Author: Mandy Garner

Date: 2:40pm, 01 Jul 2008

I have arranged my week around certain pitstops, which in wintertime work perfectly because the day is essentially shorter - in the summer the struggle to get children to bed seems interminable. It's the classic carrot approach. I need to reward myself for making it through another day. The current carrot is hot chocolate [and that's hot chocolate neat with no hidden alcohol content]. The mere thought of it is enough to get me through till around 7pm.

Actually I think the main attraction of HC is the fact that you have to sit down to drink it and by then I am well in need of sitting down. Helpfully it also coincides with my favourite tv show, H20. It's an amazing programme about three girls who, when they even sniff water, turn into mermaids. The girls refer to it as "mummy's programme". I kid myself it is for them, but really the moment the opening song plays I am hooked. It's even better than Come Outside, to which I devoted their early years. How cool, but ecologically unsound, to have a spotty plane at the end of your garden.

My other weak spot is the bath, again unecological. It is the one place I can escape everyone, even if toddler daughter now waits devotedly outside with my pjamas ready, no matter how late it is. I found her completely out for the count one night. The bath had lasted just that bit too long.

Most nights I have had it by around 9.44, but just recently I managed to stay up at least an extra hour when I went to a real grown-up event. It was for work, but it felt slightly odd to be out at night alone, with no one. Kind of exciting. It was a dress-up event. It said black tie on the invitation. I had hastily pulled my black dress out of the wardrobe the night before, run an iron over it and hung it in the car, fully expecting sticky fingers to run all over it on the morning school run. Luckily it remained intact.

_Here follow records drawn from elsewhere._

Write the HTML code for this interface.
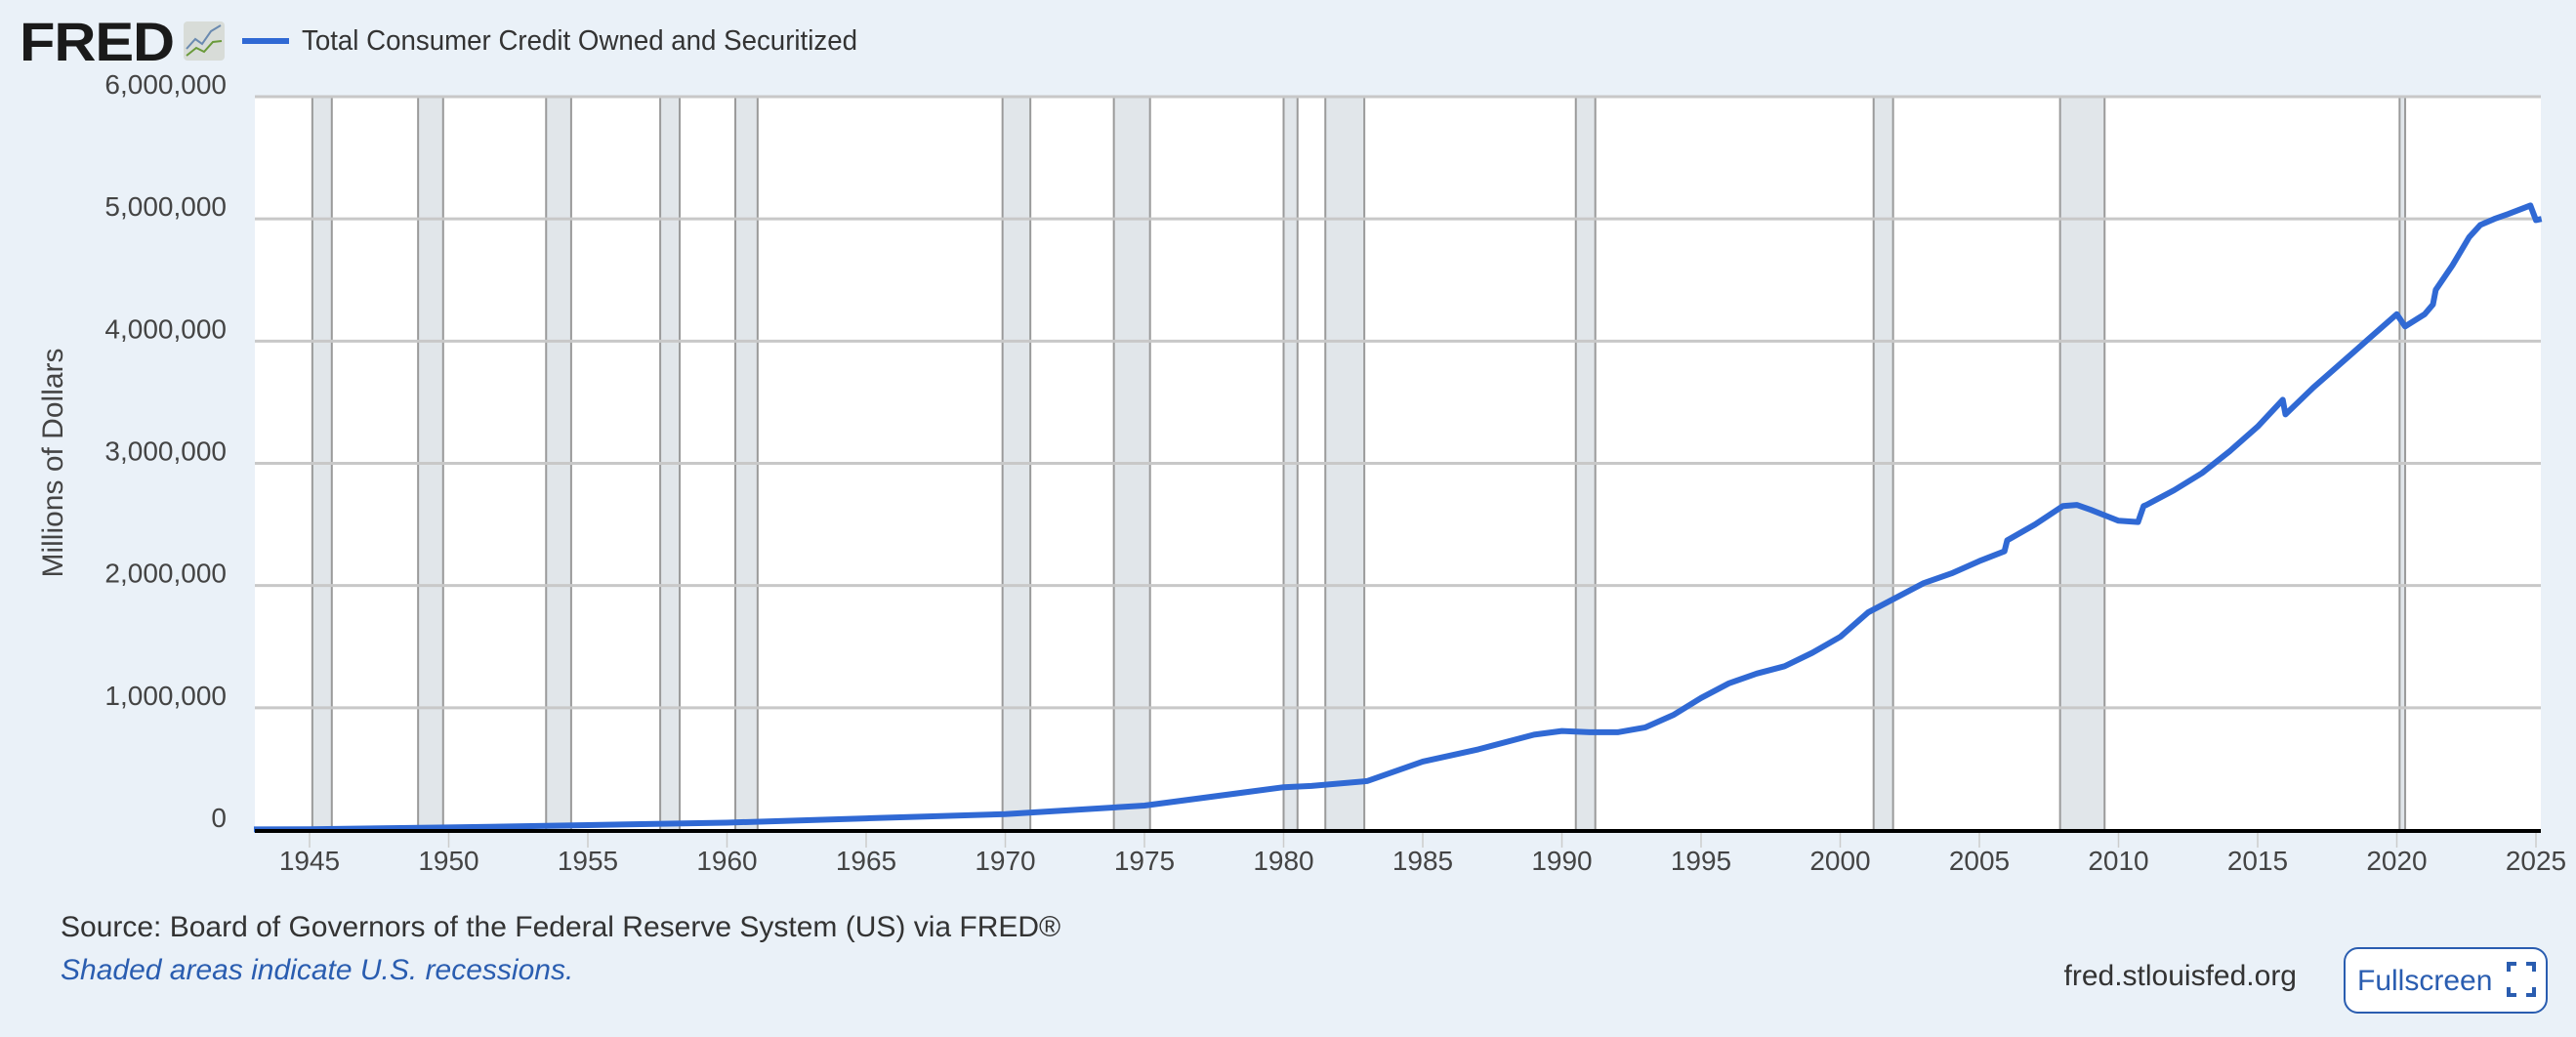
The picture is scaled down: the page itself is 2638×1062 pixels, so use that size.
<!DOCTYPE html>
<html><head><meta charset="utf-8"><style>
html,body{margin:0;padding:0;background:#eaf1f8;}
body{width:2638px;height:1062px;overflow:hidden;position:relative;font-family:"Liberation Sans",sans-serif;}
</style></head><body>
<svg id="chart" width="2638" height="1062" xmlns="http://www.w3.org/2000/svg" style="position:absolute;left:0;top:0">
<g>
<text x="20" y="62" font-family="Liberation Sans" font-weight="bold" font-size="56" fill="#1a1a1a" letter-spacing="-1" textLength="158" lengthAdjust="spacingAndGlyphs">FRED</text>
<rect x="188" y="22" width="42" height="40" rx="4" fill="#d8dcd8"/>
<polyline points="191,50 200,40 207,45 216,32 226,26" fill="none" stroke="#6a8ab0" stroke-width="2"/>
<polyline points="191,57 201,49 209,53 218,43 227,42" fill="none" stroke="#6a9a3a" stroke-width="2"/>
</g>
<line x1="248" y1="42" x2="296" y2="42" stroke="#3069d4" stroke-width="6"/>
<text x="309" y="51" font-size="29" fill="#333" textLength="569" lengthAdjust="spacingAndGlyphs">Total Consumer Credit Owned and Securitized</text>
<rect x="261" y="99" width="2341" height="751" fill="#fff"/>
<g id="rec"></g>
<g id="grid"></g>
<g id="ylab"></g>
<g id="xlab"></g>
<path id="series" fill="none" stroke="#3069d4" stroke-width="6" stroke-linejoin="round"/>
<line x1="261" y1="851" x2="2602" y2="851" stroke="#000" stroke-width="4"/>
<text transform="translate(64,474) rotate(-90)" text-anchor="middle" font-size="30" fill="#444">Millions of Dollars</text>
<text x="62" y="959" font-size="30" fill="#333">Source: Board of Governors of the Federal Reserve System (US) via FRED®</text>
<text x="62" y="1003" font-size="30" font-style="italic" fill="#2a5db0">Shaded areas indicate U.S. recessions.</text>
<text x="2352" y="1009" text-anchor="end" font-size="30" fill="#333">fred.stlouisfed.org</text>
<g>
<rect x="2401" y="971" width="207" height="66" rx="14" fill="#fff" stroke="#2a5db0" stroke-width="2"/>
<text x="2414" y="1014" font-size="30" fill="#2a5db0">Fullscreen</text>
<path d="M2569,995 v-8 h8 M2587,987 h8 v8 M2595,1011 v8 h-8 M2577,1019 h-8 v-8" fill="none" stroke="#2a5db0" stroke-width="4"/>
</g>
</svg>
<script>
const yearsX = [1943,1945,1950,1955,1960,1965,1970,1975,1980,1981,1983,1985,1987,1989,1990,1991,1992,1993,1994,1995,1996,1997,1998,1999,2000,2001,2002,2003,2004,2005,2005.9,2006,2007,2008,2008.5,2009,2010,2010.7,2010.9,2011,2012,2013,2014,2015,2015.9,2016,2017,2018,2019,2020,2020.3,2021,2021.3,2021.4,2022,2022.6,2023,2023.5,2024,2024.8,2025,2025.2];
const values = [5000,6000,21000,40000,60000,95000,130000,200000,350000,360000,400000,560000,660000,780000,810000,800000,800000,840000,940000,1080000,1200000,1280000,1340000,1450000,1580000,1780000,1900000,2020000,2100000,2200000,2280000,2370000,2500000,2650000,2660000,2620000,2530000,2520000,2650000,2660000,2780000,2920000,3100000,3300000,3520000,3400000,3620000,3820000,4020000,4220000,4120000,4220000,4300000,4420000,4620000,4850000,4950000,5000000,5040000,5110000,4990000,5000000];
const recStart = [1945.1,1948.9,1953.5,1957.6,1960.3,1969.9,1973.9,1980.0,1981.5,1990.5,2001.2,2007.9,2020.1];
const recEnd = [1945.8,1949.8,1954.4,1958.3,1961.1,1970.9,1975.2,1980.5,1982.9,1991.2,2001.9,2009.5,2020.3];
const yTicks = [0,1000000,2000000,3000000,4000000,5000000,6000000];
const yTickLabels = ["0","1,000,000","2,000,000","3,000,000","4,000,000","5,000,000","6,000,000"];
const xTicks = [1945,1950,1955,1960,1965,1970,1975,1980,1985,1990,1995,2000,2005,2010,2015,2020,2025];

const NS="http://www.w3.org/2000/svg";
const X = y => 317 + (y-1945)*28.5;
const Y = v => 850 - v/6000000*751;
function mk(tag, attrs, parent){const e=document.createElementNS(NS,tag);for(const k in attrs)e.setAttribute(k,attrs[k]);parent.appendChild(e);return e;}
const rec=document.getElementById('rec');
recStart.forEach((s,i)=>{
  const r=mk('rect',{x:X(s),y:99,width:X(recEnd[i])-X(s),height:751,fill:'#e1e6ea'},rec);
  
  
  [s,recEnd[i]].forEach(t=>{const l=mk('line',{x1:X(t),x2:X(t),y1:99,y2:850,stroke:'#9a9a9a','stroke-width':2},rec);
    
    });
});
const grid=document.getElementById('grid'), ylab=document.getElementById('ylab'), xlab=document.getElementById('xlab');
yTicks.forEach((v,i)=>{
  if(v>0){const g=mk('line',{x1:261,x2:2602,y1:Y(v),y2:Y(v),stroke:'#c8c8c8','stroke-width':3},grid);
    
    }
  const t=mk('text',{x:232,y:Y(v)-3,'text-anchor':'end','font-size':28,fill:'#444'},ylab);
  t.textContent=yTickLabels[i];
  
  
});
xTicks.forEach(yr=>{
  const l=mk('line',{x1:X(yr),x2:X(yr),y1:852,y2:868,stroke:'#ccc','stroke-width':1.5},xlab);
  
  
  const t=mk('text',{x:X(yr),y:891,'text-anchor':'middle','font-size':28,fill:'#444'},xlab);
  t.textContent=String(yr);
  
  
});
document.getElementById('series').setAttribute('d', yearsX.map((y,i)=>(i?'L':'M')+X(y).toFixed(1)+','+Y(values[i]).toFixed(1)).join(' '));
</script>
</body></html>
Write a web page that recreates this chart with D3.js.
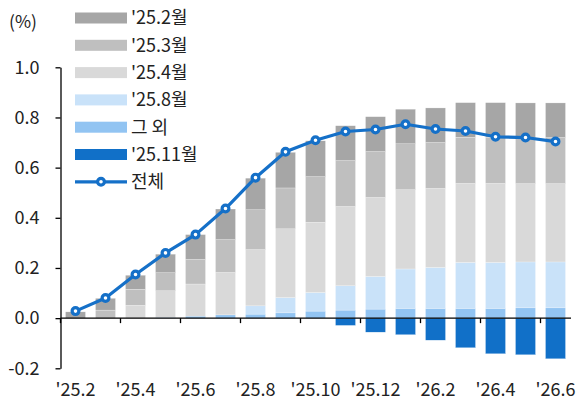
<!DOCTYPE html>
<html><head><meta charset="utf-8">
<script src="https://cdn.jsdelivr.net/npm/d3@7"></script>
<style>
html,body{margin:0;padding:0;background:#fff;}
svg{display:block;font-family:"Noto Sans CJK KR","Noto Sans",sans-serif;}
</style></head>
<body>
<svg id="chart" width="577" height="401"></svg>
<script>
const months = ["'25.2","'25.3","'25.4","'25.5","'25.6","'25.7","'25.8","'25.9","'25.10","'25.11","'25.12","'26.1","'26.2","'26.3","'26.4","'26.5","'26.6"];
const xTickLabels = ["'25.2","'25.4","'25.6","'25.8","'25.10","'25.12","'26.2","'26.4","'26.6"];
const yTicks = [-0.2, 0.0, 0.2, 0.4, 0.6, 0.8, 1.0];

const s2502 = [0.025,0.047,0.056,0.074,0.099,0.122,0.126,0.142,0.143,0.139,0.139,0.138,0.138,0.138,0.138,0.138,0.138];
const s2503 = [0,0.032,0.064,0.072,0.098,0.131,0.159,0.163,0.182,0.183,0.183,0.183,0.183,0.184,0.184,0.184,0.184];
const s2504 = [0,0,0.051,0.106,0.128,0.169,0.224,0.274,0.280,0.316,0.315,0.316,0.315,0.315,0.315,0.312,0.312];
const s2508 = [0,0,0,0,0,0,0.033,0.061,0.074,0.097,0.130,0.157,0.163,0.183,0.183,0.183,0.183];
const sOther = [0,0,0,0.003,0.008,0.013,0.016,0.021,0.028,0.032,0.036,0.039,0.039,0.039,0.039,0.041,0.041];
const s2511 = [0,0,0,0,0,0,0,0,0,-0.029,-0.056,-0.066,-0.088,-0.118,-0.142,-0.146,-0.162];
const total = [0.028,0.080,0.174,0.260,0.333,0.437,0.560,0.663,0.709,0.744,0.752,0.773,0.754,0.746,0.723,0.720,0.704];

const seriesNames = ["'25.2월","'25.3월","'25.4월","'25.8월","그 외","'25.11월"];
const seriesData = [s2502, s2503, s2504, s2508, sOther, s2511];
const colors = ["#a6a6a6","#bfbfbf","#d9d9d9","#c9e2f9","#92c4f2","#1170c8"];
const lineColor = "#1570c8";
const lineName = "전체";

const FS = 18;
const svg = d3.select("#chart");
const x = d3.scaleBand().domain(months).range([60.5, 570.5]).paddingInner(1/3).paddingOuter(1/6);
const y = d3.scaleLinear().domain([-0.2, 1.0]).range([368.3, 67.3]);

const table = months.map((m, i) => {
  const row = {month: m};
  seriesNames.forEach((n, k) => row[n] = seriesData[k][i]);
  return row;
});
const stackOrder = ["그 외","'25.8월","'25.4월","'25.3월","'25.2월","'25.11월"];
const stacked = d3.stack().keys(stackOrder).offset(d3.stackOffsetDiverging)(table);
const colorOf = n => colors[seriesNames.indexOf(n)];

const gBars = svg.append("g");
stacked.forEach(layer => {
  gBars.selectAll(null).data(layer).join("rect")
    .attr("x", d => x(d.data.month))
    .attr("width", x.bandwidth())
    .attr("y", d => y(Math.max(d[0], d[1])))
    .attr("height", d => Math.abs(y(d[0]) - y(d[1])))
    .attr("fill", colorOf(layer.key))
    .attr("stroke", "#fff").attr("stroke-width", 0.4).attr("stroke-opacity", 0.6);
});

// Y axis
const yAxis = d3.axisLeft(y).tickValues(yTicks).tickSize(5).tickSizeOuter(0).tickPadding(16)
  .tickFormat(v => v.toFixed(1));
const gy = svg.append("g").attr("transform", "translate(60.5,0)").call(yAxis);
gy.select(".domain").attr("stroke", "#000").attr("stroke-width", 1.3);
gy.selectAll(".tick line").attr("stroke", "#000").attr("stroke-width", 1.3);
gy.selectAll("text").attr("font-size", FS).attr("fill", "#222").attr("font-family", "'Noto Sans CJK KR'");

// X axis at zero
const y0 = y(0);
svg.append("line").attr("x1", 60.5).attr("x2", 571).attr("y1", y0).attr("y2", y0)
  .attr("stroke", "#000").attr("stroke-width", 1.3);
const gap = x.step() - x.bandwidth();
months.forEach((m, i) => {
  if (i % 2 === 0) {
    const bx = x(m) - gap / 2;
    svg.append("line").attr("x1", bx).attr("x2", bx).attr("y1", y0).attr("y2", y0 + 5)
      .attr("stroke", "#000").attr("stroke-width", 1.3);
  }
});
svg.append("g").selectAll("text").data(xTickLabels).join("text")
  .attr("x", d => x(d) + x.bandwidth() / 2)
  .attr("y", 396)
  .attr("text-anchor", "middle")
  .attr("font-size", FS).attr("fill", "#222")
  .text(d => d);

// Line
const cx = i => x(months[i]) + x.bandwidth() / 2;
const line = d3.line().x((d, i) => cx(i)).y(d => y(d));
svg.append("path").datum(total).attr("d", line)
  .attr("fill", "none").attr("stroke", lineColor).attr("stroke-width", 3.2).attr("stroke-linejoin", "round");
svg.append("g").selectAll("circle").data(total).join("circle")
  .attr("cx", (d, i) => cx(i)).attr("cy", d => y(d)).attr("r", 3.4)
  .attr("fill", "#fff").attr("stroke", lineColor).attr("stroke-width", 3.2);

// unit label
svg.append("text").attr("x", 9).attr("y", 28).attr("font-size", 17.5).attr("fill", "#222").text("(%)");

// Legend
const legY0 = 18, legDY = 27.3;
const gl = svg.append("g");
seriesNames.forEach((n, k) => {
  const yy = legY0 + k * legDY;
  gl.append("rect").attr("x", 75).attr("y", yy - 5.5).attr("width", 52).attr("height", 11).attr("fill", colors[k]);
  gl.append("text").attr("x", 131).attr("y", yy).attr("dy", "0.36em").attr("font-size", FS).attr("fill", "#222").text(n);
});
{
  const yy = legY0 + 6 * legDY;
  gl.append("line").attr("x1", 75).attr("x2", 127).attr("y1", yy).attr("y2", yy)
    .attr("stroke", lineColor).attr("stroke-width", 3.2);
  gl.append("circle").attr("cx", 101).attr("cy", yy).attr("r", 3.4)
    .attr("fill", "#fff").attr("stroke", lineColor).attr("stroke-width", 3.2);
  gl.append("text").attr("x", 131).attr("y", yy).attr("dy", "0.36em").attr("font-size", FS).attr("fill", "#222").text(lineName);
}
</script>
</body></html>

I hurled some high heels into the car along with the make-up box and all the school bags, work kit, etc. After dropping everyone off, hairing up the M11 and doing a full day's work, I meandered down to London and through my old haunts. I found the car park just in time, but that is where the fun began. I had to struggle into said black dress with spaghetti top while in the car. Also I discovered that the make-up kit had been infiltrated by small people. Where there had once been an array of stuff, there was now virtually a desert. I had to stick my finger all the way down the lipstick. The only remaining make-up left was a purple eyeshadow which I rubbed heavily into my cheeks and put on my eyes, giving a somewhat 80s New Romantic look.

I felt a bit giddy at the event, like a child being let loose in a toy shop. I had somehow forgotten the art of late-night, ok evening, conversation. At home, by the time the kids are in bed, I can basically string only small phrases together and even then I drift off in the middle and forget where I was going in the first place.

This week our house has been somewhat uplifted by the Spanish football victory as my partner is Spanish. He went out to watch the final, leaving me to get the kids to bed. I was searching around for the tins of fruit that we had to hand in to the school tombola the following day to qualify for not wearing school uniform and was criticising in a mild way the fact that said partner had put them somewhere so secret that no human being would ever be able to locate them when toddler daughter piped up matter of factly "It's fuckit, isn't it, mummy?" Clearly she thinks this is the expression to use when faced by minor disasters.

I alternated between feeling very guilty that she had probably got it from me when I had lost my cool on some occasion or other [there are so many, take your pick] and crying with laughter. It brought to mind when bonkers daughter as a toddler used to run to the smoke alarm with the tea towel when the toast burned shouting "shit shit" as if this was the required way of getting it to stop. I am clearly not a good parent, but every day I am striving. And boy am I striving.